The Training Loop

Putting It Together

The training loop is the core of all neural network learning:

for epoch in range(num_epochs):
    for (x, y) in training_data:
        1. Forward pass  → compute prediction a
        2. Compute loss  → L = (a - y)²
        3. Backward pass → compute gradients dw, db
        4. Update params → w -= lr * dw; b -= lr * db

This is stochastic gradient descent (SGD) — we update after every single example.

Batch Processing

In practice, we rarely update after every sample. Instead, we group samples into mini-batches:

• Batch size 1 (SGD): Noisy gradients, fast updates, good for escaping local minima
• Full batch: Stable gradients, but slow and memory-intensive
• Mini-batch (typically 32–256): Best of both worlds — stable enough for convergence, small enough for speed

With mini-batches, we average the gradients across the batch before updating weights.

Convergence

After enough iterations, the weights converge to values that minimize the loss on the training data. You can track this by printing the loss every few epochs.

Overfitting Prevention

Two key techniques prevent overfitting during training:

Dropout: During training, randomly zero out a fraction $p$ of neuron activations each forward pass. This forces the network to learn redundant representations. At test time, all neurons are active but outputs are scaled by $(1-p)$. Typical dropout rates: 0.1–0.5.

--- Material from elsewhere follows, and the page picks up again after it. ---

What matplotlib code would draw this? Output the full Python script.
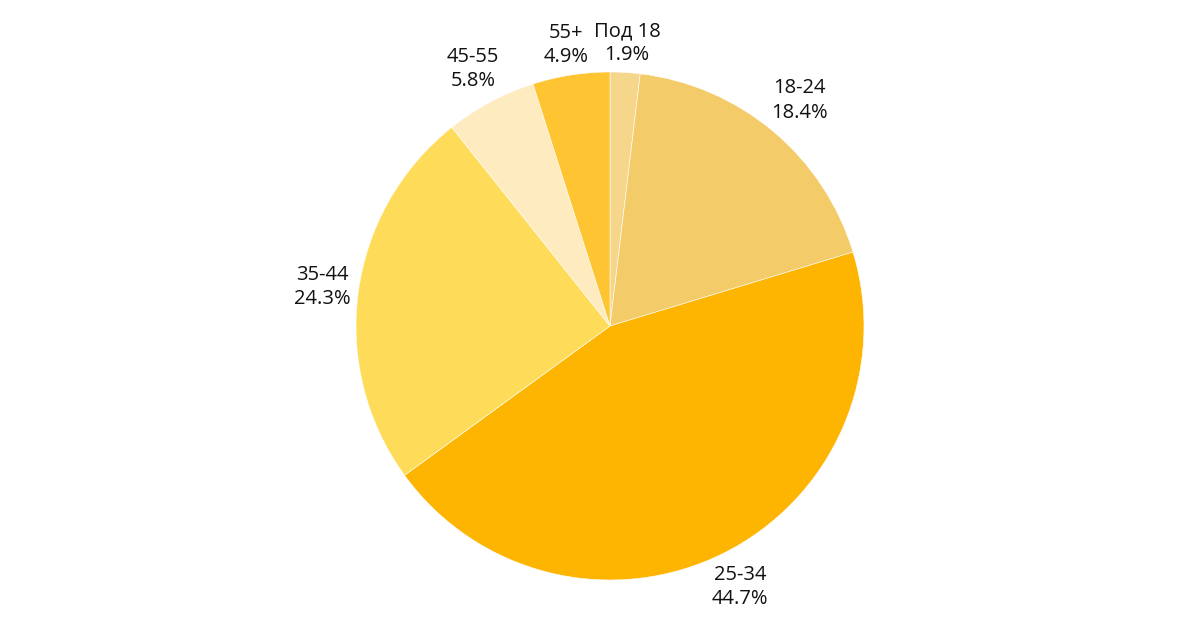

Early stopping: Monitor validation loss during training. When it stops improving for a set number of epochs (the "patience"), stop training and use the weights from the best epoch. This prevents the network from memorising the training data.

One Neuron, One Dimension

We will train the simplest possible network: a single sigmoid neuron on 1D data:

$z = w \cdot x + b \qquad a = \sigma(z) \qquad \mathcal{L} = (a - y)^2$

The backward pass: $\delta = 2(a - y) \cdot a(1-a)$, then $\Delta w = \delta \cdot x$, $\Delta b = \delta$.

Your Task

Implement:

• train(X, y, lr, epochs) — SGD training (one sample at a time)
• train_batch(X, y, lr, epochs, batch_size) — mini-batch training (average gradients over each batch)

Both initialise $w$ and $b$ to 0.0 and return (w, b) after training.